Bazı insanlar sevgiyi, içlerindeki eksiklikleri tamamlayan bir araç gibi görür. Onlar için partner, bir tür *“kendilik nesnesi”*dir; yani, kendi değerlerini, sevilmeye layık olup olmadıklarını test ettikleri bir ayna. Böyle bir durumda kişi, aslında partnerine değil, onun sağladığı güven duygusuna bağlanır.
Diğer yanda, ilişkide fazlasıyla sevgi gösteren kişi… O gerçekten sevdiği için mi bu kadar çaba gösterir, yoksa bu sevgiyi yaşamak ona bir tür varlık hissi mi kazandırır? Belki de bu sevgi, geçmişte eksik kalan bir şeyin telafisidir. Çocukluğunda ebeveynlerinden yeterince ilgi görmemiş bir insan, bir başkasına aşırı ilgi göstererek kendi içsel boşluğunu doldurmaya çalışabilir. Ama işte buradaki tuzak şu: Ne kadar çok verirsen, o kadar çok almak istersin. Ve alınan karşılık beklenenden az olduğunda, hayal kırıklığı kaçınılmaz olur.
Bütün bunları düşündüğümüzde, “Ben onu değil, bana olan sevgisini sevdim” ya da “O beni değil, benim sevgimi sevdi” gibi cümlelerin, aslında gerçek sorunun üzerini örttüğünü görebiliriz. Mesele, karşıdaki insanın doğru kişi olup olmadığı değil. Mesele, o ilişkinin içindeki psikolojik dinamikler.
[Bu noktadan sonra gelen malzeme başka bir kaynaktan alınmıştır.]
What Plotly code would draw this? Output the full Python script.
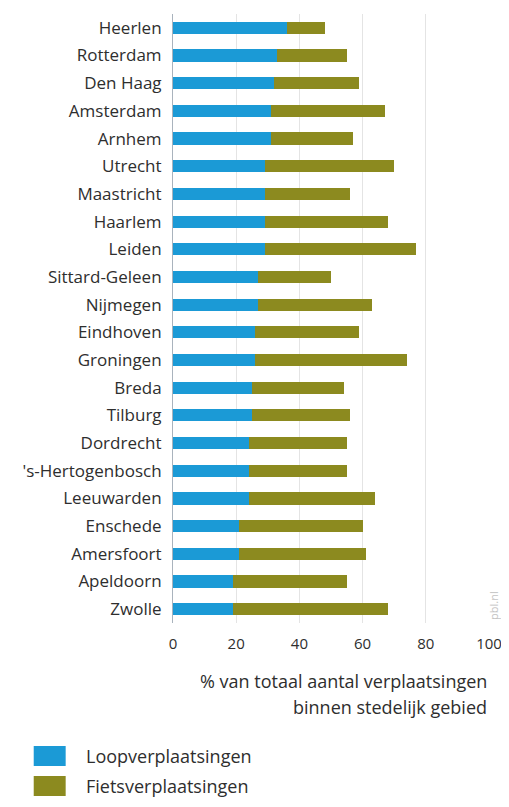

O yüzden asıl sorulması gereken soru şu olmalı:
“Ben bu ilişkide ne kadar gerçeğim?”
Sevgi, ancak gerçeğin üzerine inşa edildiğinde kalıcıdır. Ve belki de bu yüzden, bir ilişkiyi anlamanın en iyi yolu, onu romantik hayaller yerine, gerçekçi bir farkındalıkla sorgulamaktır.